Since I do mostly nonfiction, I receive a ton of proposals. There are great proposals and there are the ones I call “canned tuna.” These are the ones that give off an odor the minute I open the file. They’re like the one-size-fits-all pantyhose, which is a bunch of malarky because the very idea that a size 0 and size 14 will fit into the same pantyhose is breaking all Newtonian laws and the space/time continuum.
One size does NOT fit all. Nor do proposals.
If you’re querying an agent or editor who specializes in a particular theme, then it’s smart business to play up those themes. For instance, we’re all about socially relevant personal journeys.

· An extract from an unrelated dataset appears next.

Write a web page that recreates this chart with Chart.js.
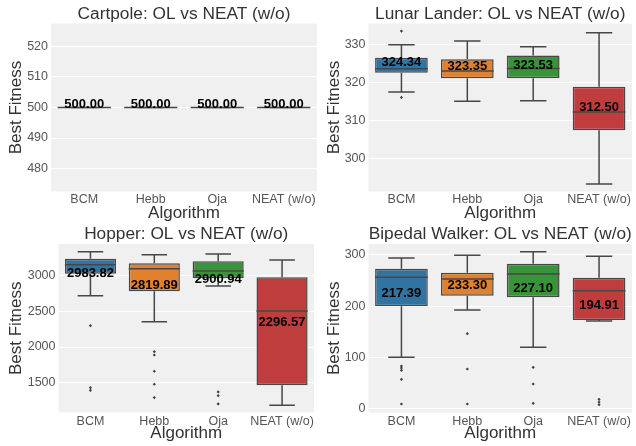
<!DOCTYPE html>
<html>
<head>
<meta charset="utf-8">
<title>OL vs NEAT (w/o)</title>
<script src="https://cdn.jsdelivr.net/npm/chart.js@4.4.1/dist/chart.umd.min.js"></script>
<style>
  body { margin: 0; background: #fff; }
  #grid { position: relative; width: 636px; height: 446px; }
  #grid canvas { position: absolute; }
</style>
</head>
<body>
<div id="grid">
  <canvas id="cartpole" width="318" height="223" style="left:0;top:0"></canvas>
  <canvas id="lunar" width="318" height="223" style="left:318px;top:0"></canvas>
  <canvas id="hopper" width="318" height="223" style="left:0;top:223px"></canvas>
  <canvas id="bipedal" width="318" height="223" style="left:318px;top:223px"></canvas>
</div>
<script>
var algorithms = ['BCM', 'Hebb', 'Oja', 'NEAT (w/o)'];
var boxColors = ['#3274a1', '#e1812c', '#3a923a', '#c03d3e'];

// Cartpole: every run hits the 500 ceiling
var cartpoleLow = [500, 500, 500, 500];
var cartpoleQ1 = [500, 500, 500, 500];
var cartpoleMedian = [500, 500, 500, 500];
var cartpoleQ3 = [500, 500, 500, 500];
var cartpoleHigh = [500, 500, 500, 500];
var cartpoleOutliers = [[], [], [], []];
var cartpoleMeans = [500.00, 500.00, 500.00, 500.00];
var cartpoleTicks = [480, 490, 500, 510, 520];

// Lunar Lander
var lunarLow = [317.5, 315.1, 315.2, 293.4];
var lunarQ1 = [322.6, 321.1, 321.1, 307.5];
var lunarMedian = [323.6, 323.0, 323.7, 312.3];
var lunarQ3 = [326.5, 326.1, 327.1, 318.9];
var lunarHigh = [329.9, 330.9, 329.4, 333.1];
var lunarOutliers = [[333.5, 316.1], [], [], []];
var lunarMeans = [324.34, 323.35, 323.53, 312.50];
var lunarTicks = [300, 310, 320, 330];

// Hopper
var hopperLow = [2720, 2355, 2856, 1184];
var hopperQ1 = [3028, 2781, 2964, 1464];
var hopperMedian = [3154, 3098, 3066, 2505];
var hopperQ3 = [3238, 3174, 3202, 2978];
var hopperHigh = [3336, 3294, 3304, 3220];
var hopperOutliers = [[2299, 1430, 1393], [1934, 1888, 1660, 1478, 1291], [1370, 1318, 1202], []];
var hopperMeans = [2983.82, 2819.89, 2900.94, 2296.57];
var hopperTicks = [1500, 2000, 2500, 3000];

// Bipedal Walker
var bipedalLow = [99.8, 192.4, 119.4, 170.8];
var bipedalQ1 = [199.6, 220.4, 217.2, 172.8];
var bipedalMedian = [256.4, 253.0, 262.8, 230.1];
var bipedalQ3 = [273.2, 265.4, 283.0, 255.6];
var bipedalHigh = [294.1, 299.4, 306.5, 297.5];
var bipedalOutliers = [[82.8, 78.9, 74.4, 56.8, 8.4], [146.0, 76.9, 8.4], [80.2, 47.6, 9.8], [17.6, 12.3, 7.1]];
var bipedalMeans = [217.39, 233.30, 227.10, 194.91];
var bipedalTicks = [0, 100, 200, 300];

Chart.defaults.font.family = '"Liberation Sans", Arial, sans-serif';

var lineGray = '#474747';

// grey panel behind the grid, like the ggplot style
var plotBackground = {
  id: 'plotBackground',
  beforeDraw: function(chart) {
    var a = chart.chartArea;
    var ctx = chart.ctx;
    ctx.save();
    ctx.fillStyle = '#f0f0f0';
    ctx.fillRect(a.left, a.top, a.right - a.left, a.bottom - a.top);
    ctx.restore();
  }
};

// mean value written above each box, text baseline sitting on the mean
var meanLabels = {
  id: 'meanLabels',
  afterDatasetsDraw: function(chart, args, opts) {
    var ctx = chart.ctx;
    var xs = chart.scales.x;
    var ys = chart.scales.y;
    ctx.save();
    ctx.font = 'bold 13px "Liberation Sans", Arial, sans-serif';
    ctx.fillStyle = '#000';
    ctx.textAlign = 'center';
    ctx.textBaseline = 'alphabetic';
    opts.values.forEach(function(v, i) {
      ctx.fillText(v.toFixed(2), xs.getPixelForValue(i), ys.getPixelForValue(v));
    });
    ctx.restore();
  }
};

function boxPanel(id, title, low, q1, median, q3, high, outliers, means, ticks, yMin, yMax, frame) {
  var boxes = [], whiskers = [], medians = [], fliers = [];
  algorithms.forEach(function(name, i) {
    boxes.push({ x: i, y: [q1[i], q3[i]] });
    whiskers.push({ x: i, y: q3[i] }, { x: i, y: high[i] }, { x: i, y: null });
    whiskers.push({ x: i, y: q1[i] }, { x: i, y: low[i] }, { x: i, y: null });
    whiskers.push({ x: i - 0.2, y: high[i] }, { x: i + 0.2, y: high[i] }, { x: i, y: null });
    whiskers.push({ x: i - 0.2, y: low[i] }, { x: i + 0.2, y: low[i] }, { x: i, y: null });
    medians.push({ x: i - 0.4, y: median[i] }, { x: i + 0.4, y: median[i] }, { x: i, y: null });
    outliers[i].forEach(function(v) { fliers.push({ x: i, y: v }); });
  });

  return new Chart(document.getElementById(id), {
    type: 'bar',
    data: {
      datasets: [
        {
          type: 'bar',
          xAxisID: 'x',
          data: boxes,
          backgroundColor: boxColors,
          borderColor: lineGray,
          borderWidth: 1.5,
          borderSkipped: false,
          barPercentage: 0.8,
          categoryPercentage: 1,
          order: 3
        },
        {
          type: 'line',
          xAxisID: 'x',
          data: whiskers,
          borderColor: lineGray,
          borderWidth: 1.5,
          pointRadius: 0,
          spanGaps: false,
          order: 2
        },
        {
          type: 'line',
          xAxisID: 'x',
          data: medians,
          borderColor: lineGray,
          borderWidth: 1.5,
          pointRadius: 0,
          spanGaps: false,
          order: 1
        },
        {
          type: 'scatter',
          xAxisID: 'x',
          data: fliers,
          pointStyle: 'rectRot',
          pointRadius: 1.6,
          backgroundColor: '#3f3f3f',
          borderWidth: 0,
          order: 2
        }
      ]
    },
    options: {
      responsive: false,
      animation: false,
      events: [],
      layout: { padding: { left: 0, right: frame.right, top: 0, bottom: 0 } },
      plugins: {
        legend: { display: false },
        tooltip: { enabled: false },
        meanLabels: { values: means }
      },
      scales: {
        x: {
          type: 'linear',
          min: -0.5,
          max: 3.5,
          offset: false,
          grid: { display: false, drawTicks: false },
          border: { display: false },
          afterBuildTicks: function(s) {
            s.ticks = algorithms.map(function(n, i) { return { value: i }; });
          },
          afterFit: function(s) {
            s.height = frame.xHeight;
            s.paddingLeft = 0;
            s.paddingRight = 0;
          },
          ticks: {
            padding: frame.tickPad,
            color: '#555',
            font: { size: 12.5 },
            maxRotation: 0,
            autoSkip: false,
            callback: function(v) { return algorithms[v]; }
          },
          title: {
            display: true,
            text: 'Algorithm',
            color: '#333',
            font: { size: 17, lineHeight: 1 },
            padding: { top: 0, bottom: frame.xTitlePad }
          }
        },
        // empty top axis that only carries the panel title, centred over the plot area
        panelTitle: {
          type: 'linear',
          position: 'top',
          min: 0,
          max: 1,
          grid: { display: false, drawTicks: false },
          border: { display: false },
          ticks: { display: false },
          afterFit: function(s) {
            s.height = frame.titleHeight;
            s.paddingLeft = 0;
            s.paddingRight = 0;
          },
          title: {
            display: true,
            text: title,
            color: '#333',
            font: { size: 17.3, lineHeight: 1 },
            padding: { top: frame.titleTop, bottom: 0 }
          }
        },
        y: {
          min: yMin,
          max: yMax,
          grid: { color: '#ffffff', lineWidth: 1, drawTicks: false },
          border: { display: false },
          afterBuildTicks: function(s) {
            s.ticks = ticks.map(function(v) { return { value: v }; });
          },
          afterFit: function(s) { s.width = frame.yWidth; },
          ticks: {
            padding: 3,
            color: '#555',
            font: { size: 12.5 },
            callback: function(v) { return String(v); }
          },
          title: {
            display: true,
            text: 'Best Fitness',
            color: '#333',
            font: { size: 17, lineHeight: 1 },
            padding: { top: 7.5, bottom: 0 }
          }
        }
      }
    },
    plugins: [plotBackground, meanLabels]
  });
}

var topRow = { titleHeight: 23.5, titleTop: 5.4, xHeight: 31.5, tickPad: 1, xTitlePad: 0.7 };
var bottomRow = { titleHeight: 21, titleTop: 2.1, xHeight: 33.5, tickPad: 1.5, xTitlePad: 3.7 };

boxPanel('cartpole', 'Cartpole: OL vs NEAT (w/o)',
  cartpoleLow, cartpoleQ1, cartpoleMedian, cartpoleQ3, cartpoleHigh, cartpoleOutliers, cartpoleMeans,
  cartpoleTicks, 472.5, 527.5, Object.assign({ yWidth: 51, right: 1 }, topRow));

boxPanel('lunar', 'Lunar Lander: OL vs NEAT (w/o)',
  lunarLow, lunarQ1, lunarMedian, lunarQ3, lunarHigh, lunarOutliers, lunarMeans,
  lunarTicks, 291.4, 335.5, Object.assign({ yWidth: 50.5, right: 0 }, topRow));

boxPanel('hopper', 'Hopper: OL vs NEAT (w/o)',
  hopperLow, hopperQ1, hopperMedian, hopperQ3, hopperHigh, hopperOutliers, hopperMeans,
  hopperTicks, 1082, 3444, Object.assign({ yWidth: 58.5, right: 1 }, bottomRow));

boxPanel('bipedal', 'Bipedal Walker: OL vs NEAT (w/o)',
  bipedalLow, bipedalQ1, bipedalMedian, bipedalQ3, bipedalHigh, bipedalOutliers, bipedalMeans,
  bipedalTicks, -8.2, 321.5, Object.assign({ yWidth: 50.5, right: 0 }, bottomRow));
</script>
</body>
</html>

You may have a very cool memoir that will put the jam in my jelly doughnut. But if it doesn’t showcase those socially relevant elements, then I will probably have to take a pass ‘cos you didn’t bring them to the forefront. Let’s say your memoir as a champion belly button beauty contest winner has socially relevant characteristics of “beauty is more than bellybutton-deep.” You would be nuts not to highlight that when querying me. All agents and editors are looking for a larger hook than simply a hot-looking bellybutton and since we aren’t familiar with your work, it’s your job, as the architect, to build us a solid foundation that includes those hooks.
Many agents and editors have a particular focus, and the proposal is your sales pitch. You want to include every facet that scratches the editor’s/agent’s literary itch.
And this brings me to tailoring your pitch – whether it’s a 35 page proposal or a query. Anyone who advertises their focus on a particular issue is looking for the author who tailors their pitch to scratch their itch. It isn’t canned tuna. It’s freshly caught and cooked just the way we like it. If we want cream sauce, then you provided it. If we want capers (which are God’s secret flavor bombs), then you toss those in as well. You make that tuna taste exactly to order, and this makes us want more.
Sure, tailoring a query or proposal is more work, but it can be the difference between “send pages, please,” or “no thanks.”
It’s professional and impresses the one receiving your work. It says, “I have researched your company and know exactly what you’re looking for. I respect you AND care enough about my work to help you understand the unique qualities of my work that fit in with your house.”
I can smell “canned tuna” from ten paces.